Czech Republic: Festive Demonstrations in Prague

PRAGUE -- "You are not to throw stones, you are not to push. This is to be a nonviolent demonstration," said a woman with an Italian accent from a loudspeaker as about 2,000 anti-globalization demonstrators pressed in Tuesday against Czech armored cars and riot police guarding a bridge in Prague.

The front line was a scene of confrontation, with riot police three-deep stopping protesters, occasionally by leaking tear gas in their direction and by truncheon blows, from advancing toward the Congress Center on the other side of the several-hundred-meter(-yard)-long bridge, where delegates from the World Bank and the International Monetary Fund are holding their annual plenary meeting.

At one standoff point, protesters were packed shoulder-to-shoulder about 500 meters deep against the police front line. A naked man among them waved at the helicopters circling above the demonstration.

In other areas, clashes between the two sides had left about 15 police officers and several demonstrators injured, public radio CRo reported.

About 400 anarchists mounted several attempts to break through police cordons to reach the Congress Center, throwing paving stones and Molotov cocktails at police, who responded with tear gas grenades, firecrackers and water cannon, the raido said.

Two hours earlier, a festive march of mainly young people carrying red revolutionary flags and a wide spectrum of anti-capitalist banners had set off from Peace Square in downtown Prague, 1.5 kilometers (one mile) away.

The goal of the roughly 6,000 demonstrators: to surround the Congress Center and stop the delegates from leaving, in a protest similar to that in Seattle last November where protesters had stopped World Trade Organization delegates, including US Secretary of State Madeleine Albright, from getting into a meeting.

But the marchers had stalled at several points, including a standoff at a bridge leading to the Congress Center.

The contrast between the police, looking like space-age warriors in their helmets and opaque visors, and the protesters, dressed mainly in jeans, T-shirts and hooded sweatshirts of the grunge and post-grunge age, seemed to sum up the protesters' self-proclaimed struggle of being erstwhile Robin Hoods trying to save the world's poor from oppression by international multilateral agencies.

The demonstrators set off from Peace Square with banners and posters that said "People Not Profit," "IMF + WB = Hitler 2000," and other such slogans, as well as a huge, blue balloon saying "Balls to the IMF."

Just before they left, young people were dancing to hip-hop music at an improvised stage and a group was snaking throw the square holding a rainbow-colored banner.

They left the square under the peaceful gaze of uniformed city police, even when the procession split off into side streets to fool police and find access to the Congress Center.
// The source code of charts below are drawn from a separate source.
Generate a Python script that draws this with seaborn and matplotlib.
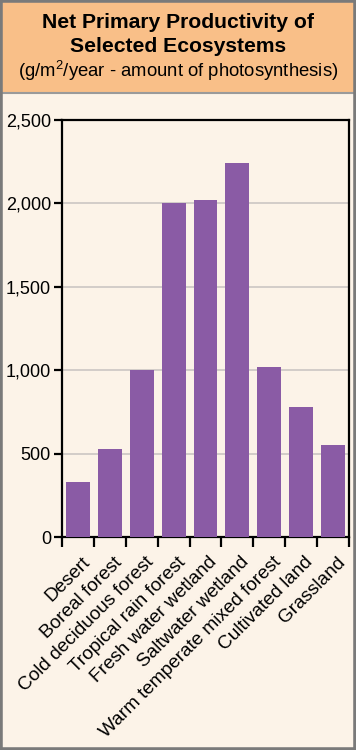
import pandas as pd
import seaborn as sns
import matplotlib.pyplot as plt
from matplotlib.patches import Rectangle

# Chart data
ecosystems = ["Desert", "Boreal forest", "Cold deciduous forest", "Tropical rain forest",
              "Fresh water wetland", "Saltwater wetland", "Warm temperate mixed forest",
              "Cultivated land", "Grassland"]
npp = [330, 528, 1000, 2000, 2020, 2240, 1020, 780, 550]
y_ticks = [0, 500, 1000, 1500, 2000, 2500]
y_tick_labels = ["0", "500", "1,000", "1,500", "2,000", "2,500"]

sns.set_style("white")
plt.rcParams['font.family'] = ['Liberation Sans', 'DejaVu Sans']
plt.rcParams['mathtext.default'] = 'regular'
plt.rcParams['text.color'] = 'black'
plt.rcParams['xtick.color'] = 'black'
plt.rcParams['ytick.color'] = 'black'

cream = "#FCF3E8"
orange = "#F9BF88"
purple = "#8A5BA5"

df = pd.DataFrame({"ecosystem": ecosystems, "npp": npp})

fig = plt.figure(figsize=(3.56, 7.5), dpi=100, facecolor=cream)

# header band and frame
fig.patches.append(Rectangle((0, 1 - 93 / 750), 1, 93 / 750, transform=fig.transFigure,
                             facecolor=orange, edgecolor="none", zorder=0))
fig.add_artist(plt.Line2D([0, 1], [1 - 93 / 750, 1 - 93 / 750], transform=fig.transFigure,
                          color="#9a9a9a", lw=1.5))
fig.patches.append(Rectangle((0, 0), 1, 1, transform=fig.transFigure, facecolor="none",
                             edgecolor="#7a7a7a", lw=4, zorder=5))

fig.text(0.5, 1 - 22 / 750, "Net Primary Productivity of", ha="center", va="center",
         fontsize=15.2, fontweight="bold")
fig.text(0.5, 1 - 47 / 750, "Selected Ecosystems", ha="center", va="center",
         fontsize=15.2, fontweight="bold")
fig.text(0.5, 1 - 71 / 750, "(g/m$^{2}$/year - amount of photosynthesis)", ha="center",
         va="center", fontsize=13.3)

ax = fig.add_axes([62 / 356, 1 - 537 / 750, (349 - 62) / 356, (537 - 120) / 750])
ax.set_facecolor(cream)

sns.barplot(data=df, x="ecosystem", y="npp", color=purple, saturation=1, width=0.75,
            linewidth=0, ax=ax, zorder=3)

ax.set_ylim(0, 2500)
ax.set_xlim(-0.5, len(ecosystems) - 0.5)
ax.set_yticks(y_ticks)
ax.set_yticklabels(y_tick_labels, fontsize=13)
ax.yaxis.grid(True, color="#cfcac6", lw=1.3, zorder=0)
ax.set_axisbelow(True)

# boundary ticks between bars, labels centred under each bar
ax.set_xticks([i - 0.5 for i in range(len(ecosystems) + 1)])
ax.set_xticklabels([])
ax.set_xticks([i + 0.1 for i in range(len(ecosystems))], minor=True)
ax.set_xticklabels(ecosystems, minor=True, rotation=45, ha="right", va="top",
                   rotation_mode="anchor", fontsize=13.7)
ax.tick_params(axis="x", which="major", direction="out", length=7, width=1.6,
               color="black", bottom=True)
ax.tick_params(axis="x", which="minor", length=0, pad=12)
ax.tick_params(axis="y", direction="out", length=6, width=1.6, color="black", left=True,
               pad=2)

for s in ax.spines.values():
    s.set_visible(True)
    s.set_color("black")
    s.set_linewidth(1.6)

ax.set_xlabel("")
ax.set_ylabel("")

fig.savefig("out.png", dpi=100, facecolor=cream)
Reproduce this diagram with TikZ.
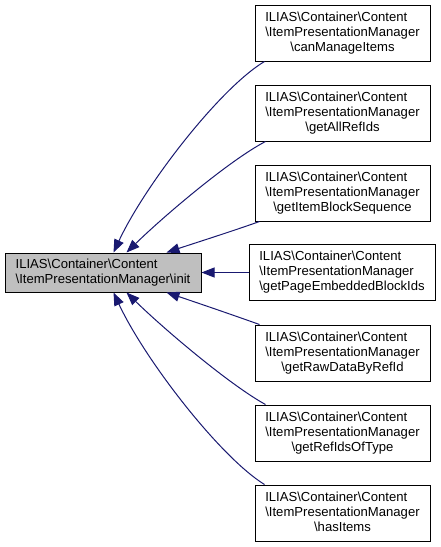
\documentclass[tikz,border=0pt]{standalone}
\usepackage{fontspec}
\setmainfont{Liberation Sans}
\usetikzlibrary{arrows.meta}
\definecolor{edgeblue}{HTML}{191970}
\definecolor{mainfill}{HTML}{BFBFBF}
\newcommand{\bs}{\textbackslash}
\newcommand{\threelbl}[1]{\begin{tabular}{@{}l@{}}ILIAS\bs Container\bs Content\\\bs ItemPresentationManager\\\multicolumn{1}{@{}c@{}}{\bs #1}\end{tabular}}
\tikzset{
  fnbox/.style={draw=black, line width=1pt, fill=white, inner sep=0pt, minimum width=175pt, minimum height=56pt, font=\fontsize{13.1}{15}\selectfont},
  mainbox/.style={draw=black, line width=1pt, fill=mainfill, inner sep=0pt, minimum width=196pt, minimum height=39pt, font=\fontsize{13.1}{15}\selectfont},
  edge/.style={draw=edgeblue, line width=1pt, -{Triangle[length=13pt,width=10pt]}, color=edgeblue}
}
\begin{document}
\begin{tikzpicture}[x=1pt,y=-1pt]
\useasboundingbox (0,0) rectangle (441,547);
\node[mainbox] (main) at (103,272.5) {\begin{tabular}{@{}l@{}}ILIAS\bs Container\bs Content\\\multicolumn{1}{@{}c@{}}{\bs ItemPresentationManager\bs init}\end{tabular}};
\node[fnbox] (b1) at (342.5,33) {\threelbl{canManageItems}};
\node[fnbox] (b2) at (342.5,113) {\threelbl{getAllRefIds}};
\node[fnbox] (b3) at (342.5,193) {\threelbl{getItemBlockSequence}};
\node[fnbox, minimum width=186pt] (b4) at (342,272.5) {\threelbl{getPageEmbeddedBlockIds}};
\node[fnbox] (b5) at (342.5,353) {\threelbl{getRawDataByRefId}};
\node[fnbox] (b6) at (342.5,433) {\threelbl{getRefIdsOfType}};
\node[fnbox] (b7) at (342.5,513) {\threelbl{hasItems}};
\draw[edge] ([xshift=10pt]b1.south west) .. controls (220,88) and (145,185) .. ([xshift=109pt]main.north west);
\draw[edge] ([xshift=11pt]b2.south west) .. controls (230,160) and (165,215) .. ([xshift=122pt]main.north west);
\draw[edge] ([xshift=5pt]b3.south west) .. controls (230,232) and (195,243) .. ([xshift=162pt]main.north west);
\draw[edge] (b4.west) -- (main.east);
\draw[edge] ([xshift=5pt]b5.north west) .. controls (230,314) and (195,302) .. ([xshift=162pt]main.south west);
\draw[edge] ([xshift=11pt]b6.north west) .. controls (230,385) and (165,330) .. ([xshift=122pt]main.south west);
\draw[edge] ([xshift=10pt]b7.north west) .. controls (220,457) and (145,360) .. ([xshift=109pt]main.south west);
\end{tikzpicture}
\end{document}
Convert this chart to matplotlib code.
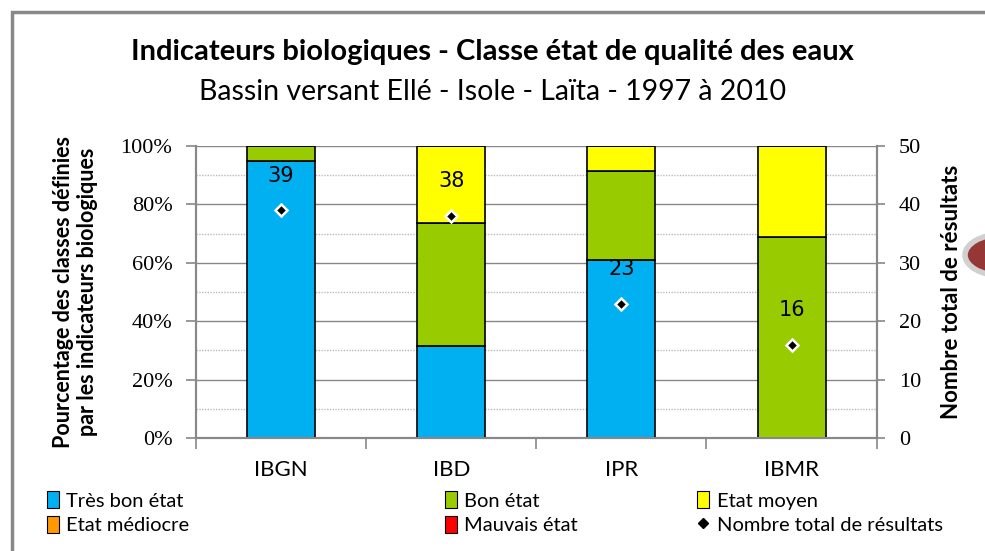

To the latter of two police helicopters circling overhead, the marchers danced, at one point to a band clothed in pink, complete with young women dressed carnival-style in revealing pink gowns that tailed out in the back with butterfly wings.

Astrid Schonemann, a 19-year-old philosophy student from Olso, said about the mixture of leftists, mostly from European countries: "It is amazing. So many people are here and from so many places."

US national Robin Denburg, who was an organizaer at both the Seattle protests and those here, said the low protester turnout, far below the 20,000 organizers had wanted and said they needed to block off the Congress Center, did not matter.

"No matter what happens here in Prague we have already been successful in raising the issues about why the IMF and World Bank need to significantly reform their institutions or be abolished."